Introduction

As all employers will know; hiring the right people for the right position can be a very difficult task, and, as many will have no doubt found out, hiring the wrong person can be a very costly mistake. Therefore, as an employer, you want every possible chance to make sure you hire the right person for the job.

For this reason, the recruitment process can often be a long one. CV’s, applications forms, group interviews, solo interviews, aptitude tests and of course, references. Each of these steps can offer a different insight into the potential employee and a combination of these methods will lead to a far higher chance of getting employment right. This will benefit the company in the long term and save them the possible costs of a bad hire.

So what happens if you take one of these steps out of the recruitment chain? This is often the case with references – with previous employers either refusing to give references or sticking to the safety of name, employment term and salary, which can be about as useful as if the reference was not given at all.

You may think that references aren’t important, with all of the other parts of the recruitment chain, but getting the insight of a former employer can be invaluable. In interviews and application forms, potential employees can put themselves forward in any way they want, but a candid employer reference is the best way to get a clear picture of what your new employee would be like to work with.

So why aren’t candid references being given?

Why the Fear?

The main problem with references is the fear of being sued. The obvious reason this could happen is if a negative reference is given. This could open up the company giving the reference to a lawsuit over defamation of character, but equally companies fear being sued by the recipient organisation over good references if the employee does not make the grade at their new place of work.

One employee of a large IT company who did not want either themselves or their company to be named told me that their company would not allow them to give references.

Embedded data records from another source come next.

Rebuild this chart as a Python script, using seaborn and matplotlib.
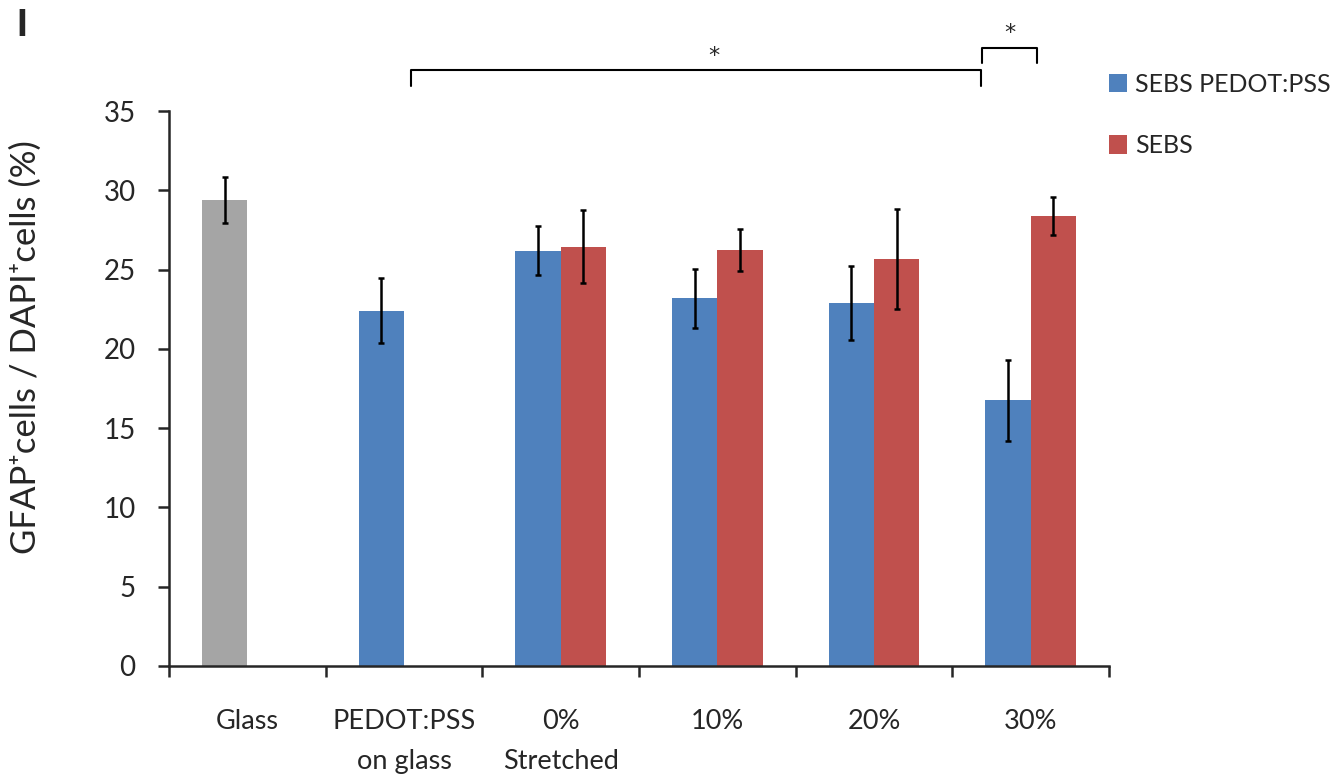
import matplotlib
matplotlib.use("Agg")
import matplotlib.pyplot as plt
import seaborn as sns
import pandas as pd

# data
groups = ["Glass", "PEDOT:PSS\non glass", "0%\nStretched", "10%", "20%", "30%"]
series_names = ["SEBS PEDOT:PSS", "SEBS"]
pedot_means = [29.4, 22.4, 26.2, 23.2, 22.9, 16.75]
pedot_errs = [1.45, 2.05, 1.57, 1.86, 2.35, 2.55]
sebs_groups = ["0%\nStretched", "10%", "20%", "30%"]
sebs_means = [26.45, 26.25, 25.65, 28.4]
sebs_errs = [2.3, 1.33, 3.15, 1.2]

blue = "#4F81BD"
red = "#C0504D"
gray = "#A5A5A5"

rows = []
for g, m, e in zip(groups, pedot_means, pedot_errs):
    rows.append({"group": g, "series": series_names[0], "value": m, "err": e})
for g, m, e in zip(sebs_groups, sebs_means, sebs_errs):
    rows.append({"group": g, "series": series_names[1], "value": m, "err": e})
df = pd.DataFrame(rows)

sns.set_style("ticks")
plt.rcParams["font.family"] = ["Lato", "DejaVu Sans"]

fig = plt.figure(figsize=(13.41, 7.77), dpi=100)
ax = fig.add_axes([169 / 1341, 111 / 777, 940 / 1341, 555 / 777])

sns.barplot(data=df, x="group", y="value", hue="series", order=groups,
            hue_order=series_names, palette=[blue, red], width=0.58,
            errorbar=None, saturation=1, linewidth=0, ax=ax)

# error bars placed at the bar centres seaborn drew
for cont, name in zip(ax.containers, series_names):
    sub = df[df["series"] == name].set_index("group")
    for bar in cont:
        cx = bar.get_x() + bar.get_width() / 2
        g = groups[int(round(cx))]
        if g not in sub.index:
            continue
        if g == "Glass":
            bar.set_facecolor(gray)
        ax.errorbar(cx, sub.loc[g, "value"], yerr=sub.loc[g, "err"],
                    fmt="none", ecolor="black", elinewidth=1.8,
                    capsize=2.5, capthick=1.8)

ax.set_xlim(-0.5, 5.5)
ax.set_ylim(0, 35)
ax.set_yticks(range(0, 36, 5))
ax.set_xticks([i - 0.5 for i in range(7)])
ax.set_xticklabels([])
ax.set_xticks(range(6), minor=True)
ax.set_xticklabels(groups, minor=True, fontsize=19.5, linespacing=1.75)
ax.tick_params(axis="x", which="minor", length=0, pad=31)
ax.tick_params(axis="x", which="major", length=8, width=1.8, direction="out")
ax.tick_params(axis="y", length=8, width=1.8, labelsize=20, pad=16)
for s in ["left", "bottom"]:
    ax.spines[s].set_linewidth(1.8)
sns.despine(ax=ax)

ax.set_xlabel("")
ax.set_ylabel("GFAP\u207acells / DAPI\u207acells (%)", fontsize=25)
ax.yaxis.set_label_coords(-0.135, 0.575)

# significance brackets
kw = dict(color="black", lw=1.5, clip_on=False)
ax.plot([1.044, 1.044, 4.68, 4.68], [36.6, 37.6, 37.6, 36.6], **kw)
ax.text(2.98, 38.45, "*", ha="center", va="center", fontsize=16, family="DejaVu Sans")
ax.plot([4.69, 4.69, 5.04, 5.04], [38.0, 39.0, 39.0, 38.0], **kw)
ax.text(4.865, 39.9, "*", ha="center", va="center", fontsize=16, family="DejaVu Sans")

leg = ax.get_legend()
handles = leg.legend_handles
labels = [t.get_text() for t in leg.get_texts()]
ax.legend(handles, labels, loc="upper left", bbox_to_anchor=(1086 / 1341, 1 - 50 / 777),
          bbox_transform=fig.transFigure, frameon=False, fontsize=18,
          handlelength=0.75, handleheight=0.75, handletextpad=0.3, labelspacing=1.55)

fig.text(16 / 1341, 1 - 8 / 777, "I", fontsize=28, fontweight="bold",
         family="Liberation Sans", ha="left", va="top")

fig.savefig("out.png", dpi=100, facecolor="white")
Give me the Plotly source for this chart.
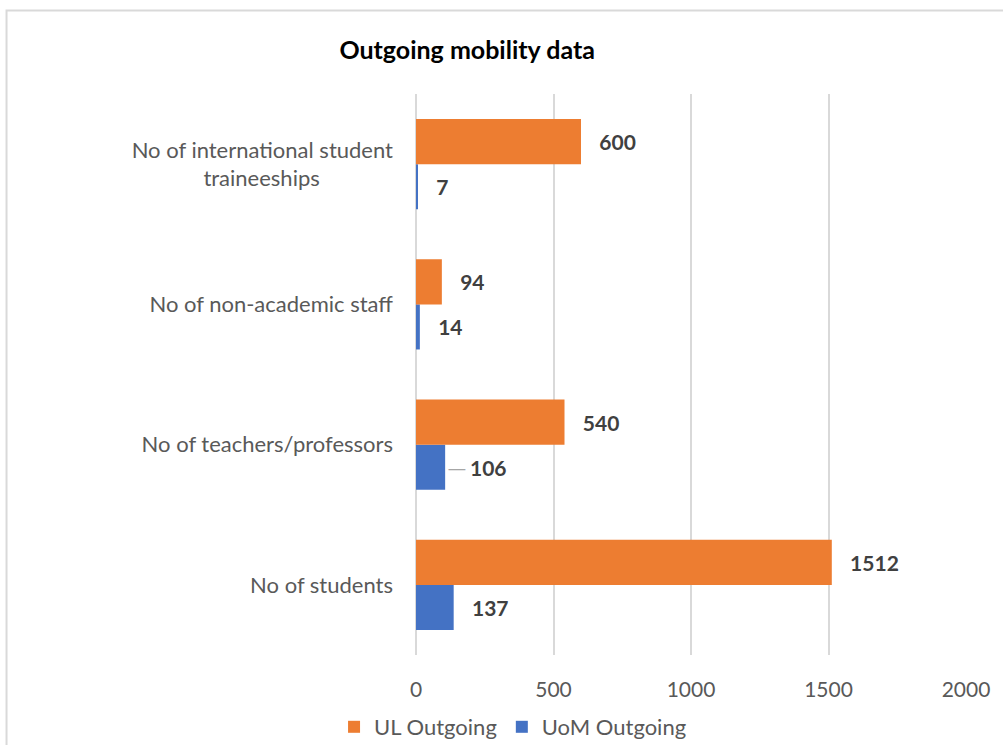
import plotly.graph_objects as go

categories = [
    "No of students",
    "No of teachers/professors",
    "No of non-academic staff",
    "No of international student<br>traineeships" + "\u00a0" * 13,
]
ul_outgoing = [1512, 540, 94, 600]
uom_outgoing = [137, 106, 14, 7]

FONT = "Lato, 'Open Sans', sans-serif"
GREY = "#595959"


def label(v, leader=False):
    if leader:
        return ("<span style='color:#a6a6a6;font-weight:normal'>\u2500</span>"
                "\u00a0" + str(v))
    return "\u00a0\u00a0\u00a0" + str(v)


fig = go.Figure()
fig.add_trace(go.Bar(
    y=categories, x=uom_outgoing, orientation="h", name="UoM Outgoing",
    marker=dict(color="#4472C4", line=dict(width=0)),
    text=[label(v, v == 106) for v in uom_outgoing],
    textposition="outside", cliponaxis=False,
    textfont=dict(family=FONT, size=21, color="#404040", weight="bold"),
    legendrank=2,
))
fig.add_trace(go.Bar(
    y=categories, x=ul_outgoing, orientation="h", name="UL Outgoing",
    marker=dict(color="#ED7D31", line=dict(width=0)),
    text=[label(v) for v in ul_outgoing],
    textposition="outside", cliponaxis=False,
    textfont=dict(family=FONT, size=21, color="#404040", weight="bold"),
    legendrank=1,
))

fig.update_layout(
    width=1003, height=745,
    margin=dict(l=416, r=37, t=94, b=90, autoexpand=False),
    paper_bgcolor="white", plot_bgcolor="white",
    barmode="group", bargap=0.357, bargroupgap=0,
    font=dict(family=FONT, size=22, color=GREY),
    title=dict(
        text="<b>Outgoing mobility data</b>",
        x=0.093, xref="paper", xanchor="center",
        y=1 - 50 / 745, yref="container", yanchor="middle",
        font=dict(family=FONT, size=25, color="black"),
    ),
    legend=dict(
        orientation="h", x=-0.149, xanchor="left",
        y=1 - 727 / 745, yref="container", yanchor="middle",
        font=dict(family=FONT, size=22, color=GREY),
        itemwidth=30, traceorder="normal",
    ),
)
fig.update_xaxes(
    range=[0, 2000], tickvals=[0, 500, 1000, 1500, 2000],
    showgrid=True, gridcolor="#d9d9d9", gridwidth=1.5,
    zeroline=True, zerolinecolor="#d9d9d9", zerolinewidth=1.5,
    showline=False, ticks="", ticklabelstandoff=20,
    tickfont=dict(family=FONT, size=21, color=GREY),
)
fig.update_yaxes(
    showgrid=False, zeroline=False, showline=False, ticks="",
    ticklabelstandoff=22,
    tickfont=dict(family=FONT, size=22, color=GREY),
)
fig.add_shape(
    type="rect", xref="paper", yref="paper",
    x0=-0.7445, x1=1.2, y0=-0.3, y1=(655 - 10.5) / 561,
    line=dict(color="#d9d9d9", width=2), layer="below",
)

fig.write_html(
    "out.html",
    config={"displayModeBar": False},
    post_script="document.body.style.margin='0';",
)
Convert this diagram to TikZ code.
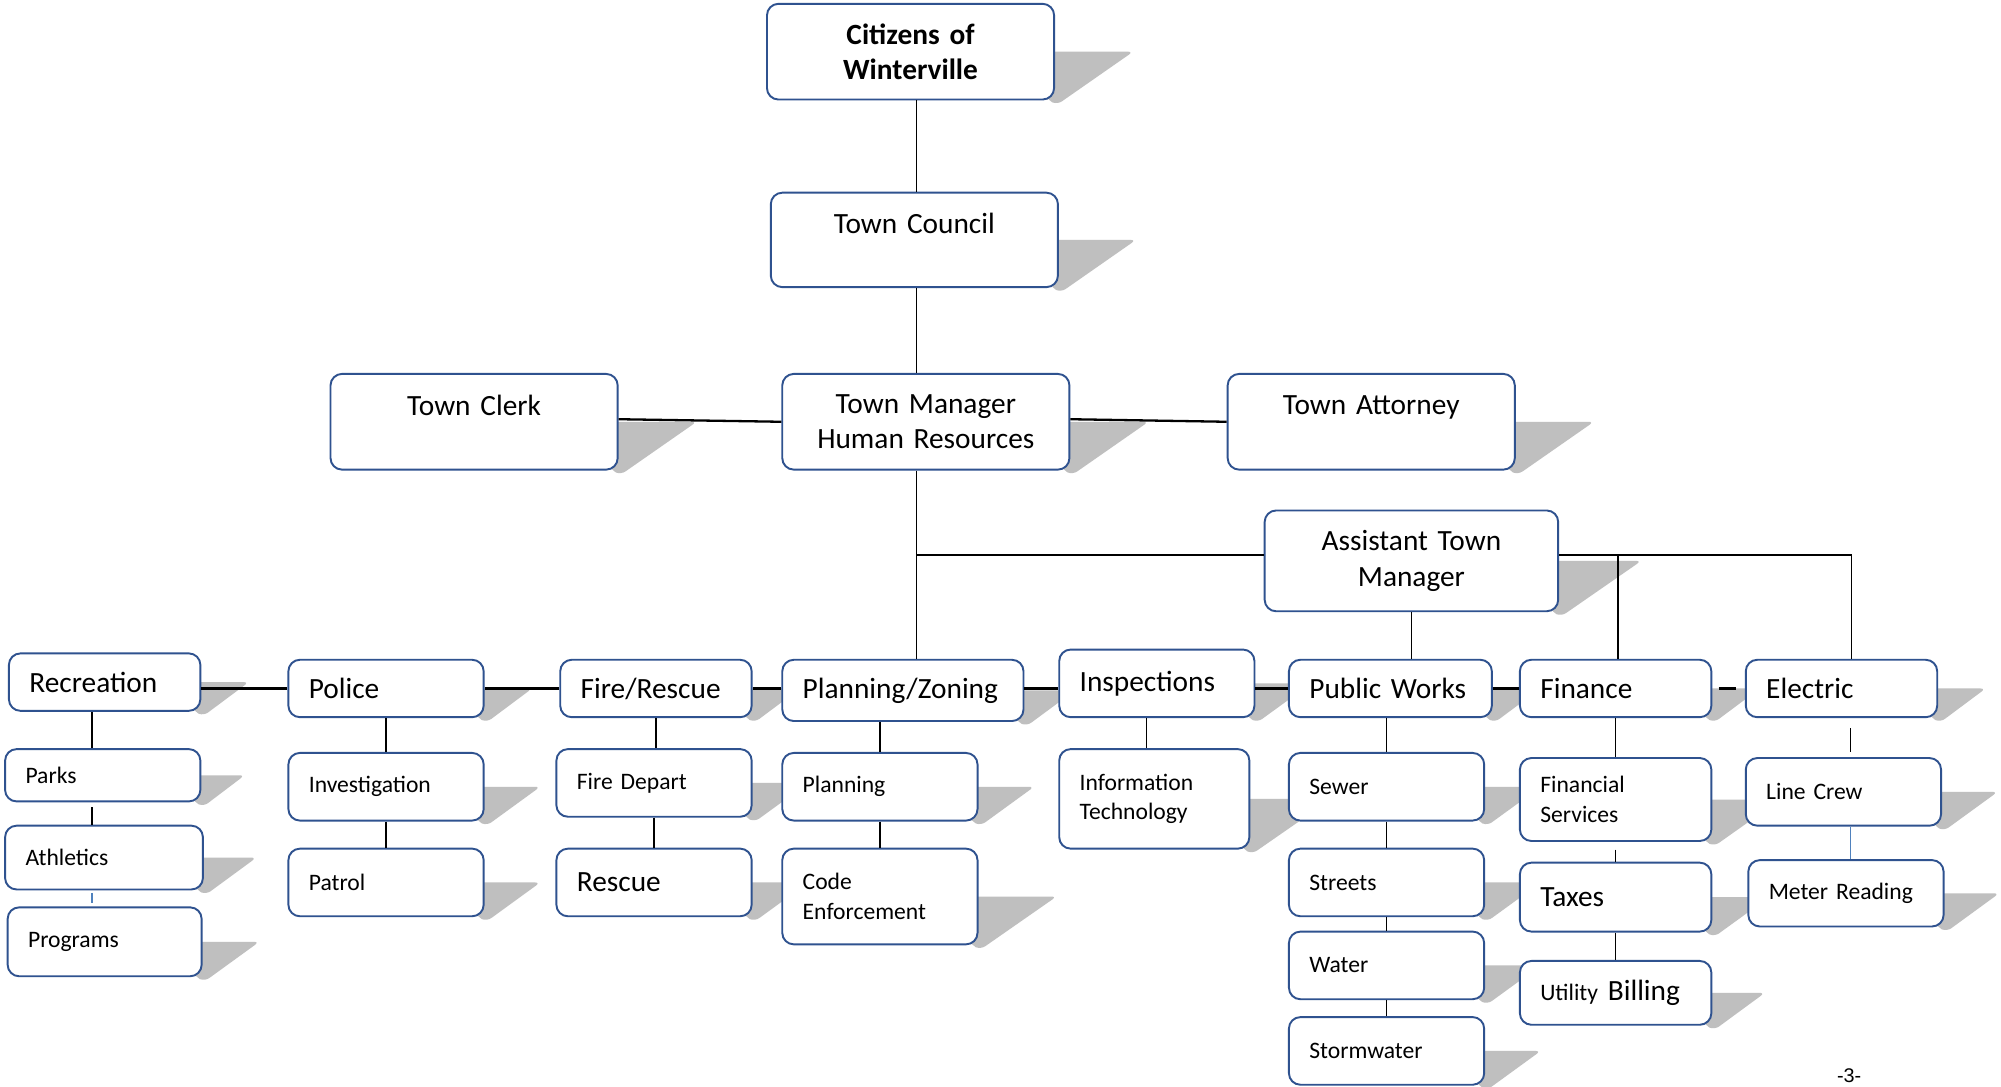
\documentclass[tikz,border=0pt]{standalone}
\usepackage{fontspec}
\setmainfont{Carlito}
\newfontfamily\pagefont{Liberation Sans}
\usetikzlibrary{calc,backgrounds}

\definecolor{boxblue}{RGB}{47,82,143}
\definecolor{shadowgray}{RGB}{191,191,191}
\definecolor{linkblue}{RGB}{79,129,189}

\newcommand{\bigtxt}{\fontsize{23}{28}\selectfont}
\newcommand{\smalltxt}{\fontsize{18.5}{23}\selectfont}

\tikzset{
  bsize/.code 2 args={\pgfmathsetmacro\bxw{#1-32}%
    \edef\bxset{\noexpand\tikzset{minimum width=#1pt,minimum height=#2pt,text width=\bxw pt}}\bxset},
  orgbox/.style={draw=boxblue, line width=1.5pt, rounded corners=9pt, fill=white, inner xsep=16pt, inner ysep=2pt},
  topbox/.style={orgbox, font=\bigtxt, align=center},
  unitbox/.style={orgbox, font=\bigtxt, align=left},
  subbox/.style={orgbox, font=\smalltxt, align=left},
  link/.style={draw=black, line width=1.1pt},
  rowlink/.style={draw=black, line width=1.8pt},
  bluelink/.style={draw=linkblue, line width=1.1pt},
}

\begin{document}
\begin{tikzpicture}[x=1pt,y=-1pt]
\useasboundingbox (0,0) rectangle (1568,851);

%Shape: Top boxes
\node [topbox, bsize={225}{75}, font=\bigtxt\bfseries] (cit) at (713.5,40.5) {Citizens of\\Winterville};
\node [topbox, bsize={225}{74}, text depth=26pt] (coun) at (716.5,188) {Town Council};
\node [topbox, bsize={225}{75}, text depth=26pt] (clerk) at (371.5,330.5) {Town Clerk};
\node [topbox, bsize={225}{75}] (mgr) at (725.5,330.5) {Town Manager\\Human Resources};
\node [topbox, bsize={225}{75}, text depth=26pt] (att) at (1074.5,330.5) {Town Attorney};
\node [topbox, bsize={230}{79}] (atm) at (1106,439.5) {Assistant Town\\Manager};

%Shape: Department row
\node [unitbox, bsize={150}{45}] (rec) at (82,534.5) {Recreation};
\node [unitbox, bsize={153}{45}] (pol) at (302.5,539.5) {Police};
\node [unitbox, bsize={150}{45}] (fire) at (514,539.5) {Fire/Rescue};
\node [unitbox, bsize={189}{48}] (plz) at (707.5,541) {Planning/Zoning};
\node [unitbox, bsize={153}{53}] (insp) at (906.5,535.5) {Inspections};
\node [unitbox, bsize={159}{45}] (pw) at (1089.5,539.5) {Public Works};
\node [unitbox, bsize={150}{45}] (fin) at (1266,539.5) {Finance};
\node [unitbox, bsize={150}{45}] (elec) at (1443,539.5) {Electric};

%Shape: Divisions
\node [subbox, bsize={153}{41}] (parks) at (80.5,607.5) {Parks};
\node [subbox, bsize={155}{50}] (ath) at (81.5,672) {Athletics};
\node [subbox, bsize={152}{54}] (prog) at (82,738) {Programs};
\node [subbox, bsize={153}{53}] (inv) at (302.5,616.5) {Investigation};
\node [subbox, bsize={153}{53}] (pat) at (302.5,691.5) {Patrol};
\node [subbox, bsize={153}{53}] (fdep) at (512.5,613.5) {Fire Depart};
\node [subbox, bsize={153}{53}, font=\bigtxt] (resc) at (512.5,691.5) {Rescue};
\node [subbox, bsize={153}{53}] (plan) at (689.5,616.5) {Planning};
\node [subbox, bsize={153}{75}] (code) at (689.5,702.5) {Code\\Enforcement};
\node [subbox, bsize={149}{78}] (it) at (904.5,626) {Information\\Technology};
\node [subbox, bsize={153}{53}] (sew) at (1086.5,616.5) {Sewer};
\node [subbox, bsize={153}{53}] (str) at (1086.5,691.5) {Streets};
\node [subbox, bsize={153}{53}] (wat) at (1086.5,756.5) {Water};
\node [subbox, bsize={153}{53}] (storm) at (1086.5,823.5) {Stormwater};
\node [subbox, bsize={150}{65}] (finsv) at (1266,626.5) {Financial\\Services};
\node [subbox, bsize={150}{54}, font=\bigtxt] (tax) at (1266,703) {Taxes};
\node [subbox, bsize={150}{50}, font=\bigtxt] (bill) at (1266,778) {{\smalltxt Utility} Billing};
\node [subbox, bsize={153}{53}] (lc) at (1444.5,620.5) {Line Crew};
\node [subbox, bsize={153}{52}] (mr) at (1446.5,700) {Meter Reading};

% Text Node
\node [font=\pagefont\fontsize{15.5}{18}\selectfont, anchor=base, inner sep=0pt] (pagenum) at (1449,848) {-3-};

%Straight Lines
\coordinate (spine) at (718,0);
\draw [link] (cit.south -| spine) -- (coun.north -| spine);
\draw [link] (coun.south -| spine) -- (mgr.north -| spine);
\draw [link] (mgr.south -| spine) -- (plz.north -| spine);
\draw [rowlink] ([yshift=2pt]clerk.east) -- (mgr.west);
\draw [rowlink] ([yshift=2pt]mgr.east) -- (att.west);
\draw [rowlink] ([yshift=4.5pt]atm.west) -- ([yshift=4.5pt]atm.west -| spine);
\coordinate (atmr) at ([yshift=4.5pt]atm.east);
\draw [link] (atmr) -| ([xshift=8pt]elec.north);
\draw [link] ([xshift=2pt]fin.north) -- ([xshift=2pt]fin.north |- atmr);
\draw [link] (atm.south) -- (atm.south |- pw.north);

%Straight Lines
\draw [rowlink] (rec.east |- pol.west) -- (pol.west);
\draw [rowlink] (pol.east) -- (fire.west);
\draw [rowlink] (fire.east) -- (fire.east -| plz.west);
\draw [rowlink] (plz.east |- pw.west) -- (insp.west |- pw.west);
\draw [rowlink] (insp.east |- pw.west) -- (pw.west);
\draw [rowlink] (pw.east) -- (fin.west);
\draw [rowlink] ([xshift=5pt]fin.east) -- ([xshift=-7pt]elec.west);

%Straight Lines
\draw [link] ([xshift=-10pt]rec.south) -- ([xshift=-10pt]rec.south |- parks.north);
\draw [link] ([xshift=-8.5pt,yshift=-4pt]parks.south) -- ([xshift=-8.5pt]parks.south |- ath.north);
\draw [bluelink] ([xshift=-9.5pt,yshift=-2pt]ath.south) -- ([xshift=-9.5pt,yshift=3pt]ath.south |- prog.north);
\draw [link] (pol.south) -- (pol.south |- inv.north);
\draw [link] (inv.south) -- (inv.south |- pat.north);
\draw [link] (fire.south) -- (fire.south |- fdep.north);
\draw [link] (fdep.south) -- (fdep.south |- resc.north);
\draw [link] (plan.north |- plz.south) -- (plan.north);
\draw [link] (plan.south) -- (code.north);
\draw [link] ([xshift=-8pt]insp.south) -- ([xshift=-8pt]insp.south |- it.north);
\draw [link] (sew.north |- pw.south) -- (sew.north);
\draw [link] (sew.south) -- (str.north);
\draw [link] (str.south) -- (wat.north);
\draw [link] (wat.south) -- (storm.north);
\draw [link] (fin.south) -- (fin.south |- finsv.north);
\draw [link] ([yshift=-6pt]finsv.south) -- (finsv.south |- tax.north);
\draw [link] (tax.south) -- (tax.south |- bill.north);
\draw [link] ([xshift=7pt,yshift=-8pt]elec.south) -- ([xshift=7pt,yshift=4pt]elec.south |- lc.north);
\draw [bluelink] ([xshift=5.5pt]lc.south) -- ([xshift=5.5pt]lc.south |- mr.north);

%Shape: Shadows
\begin{scope}[on background layer]
\fill [white] (0,0) rectangle (1568,851);
\foreach \bx in {cit,coun,clerk,mgr,att,atm,rec,pol,fire,plz,insp,pw,fin,elec,parks,ath,prog,inv,pat,fdep,resc,plan,code,it,sew,str,wat,storm,finsv,tax,bill,lc,mr}{
  \fill [shadowgray, rounded corners=4pt] let \p1=(\bx.north east), \p2=(\bx.south east) in
    (\x1-6pt,{(\y1+\y2)/2}) -- ({\x1+0.8*(\y1-\y2)},{(\y1+\y2)/2}) -- (\x2+2pt,\y2-3pt) -- (\x2-6pt,\y2) -- cycle;
}
\end{scope}

\end{tikzpicture}
\end{document}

Instead the name of the former employee must be passed on to HR who can then merely confirm the standard name, employment term and salary. There are articles on the web advising companies follow this exact course of action to avoid any chance of a lawsuit.

What You Should Be Doing

The fear of being sued limits organisations from being candid in their references, but really organisations should be thinking of what this culture of limited references means to them, and their hiring. The true cost of hiring the wrong person is debatable, but when you tot up the cost of hiring them, maintaining them, dealing with any mistakes or misdemeanours, and potential severance packages it is clearly going to be a high sum, and limiting your references will only increase the risk of this happening.

As noted above, in interviews and application forms a candidate can potentially mask if they lack the skills, ability or drive for a position, or if they are simply not up for the job. But, by getting a truthful employment reference, potential employers can see exactly what the candidate will be like in the job. If you start giving candid references about your employees then maybe you will start to receive them, leading to a much more fruitful recruitment chain.

You would not want to hire someone you think is brilliant, only to find out that they are under qualified and unable to do the job, so it is a case of treat others how you wish to be treated. The fear of hiring the wrong person should always outweigh the fear of being sued as, if done right, you can still give an honest reference and avoid the risk of being sued.

What Does the Law Say?

According to UK law, references can include details of job performance and if the employee was sacked, as long as the reference is fair and accurate. Bare this in mind when writing your references and remember to always talk about job performance issues, rather than personality ones, as personality issues are more likely to be debatable and leave you open to legal action.

Conclusion

Overall you need to consider what would be most useful to your business. If you would value honest feedback about potential employees to reduce the risk of a bad hire, then start by giving them yourselves. Always be honest and stick to job performance and have the records to back up your claims and you could make the employment chain that much stronger and reduce the risk of bad hires all around.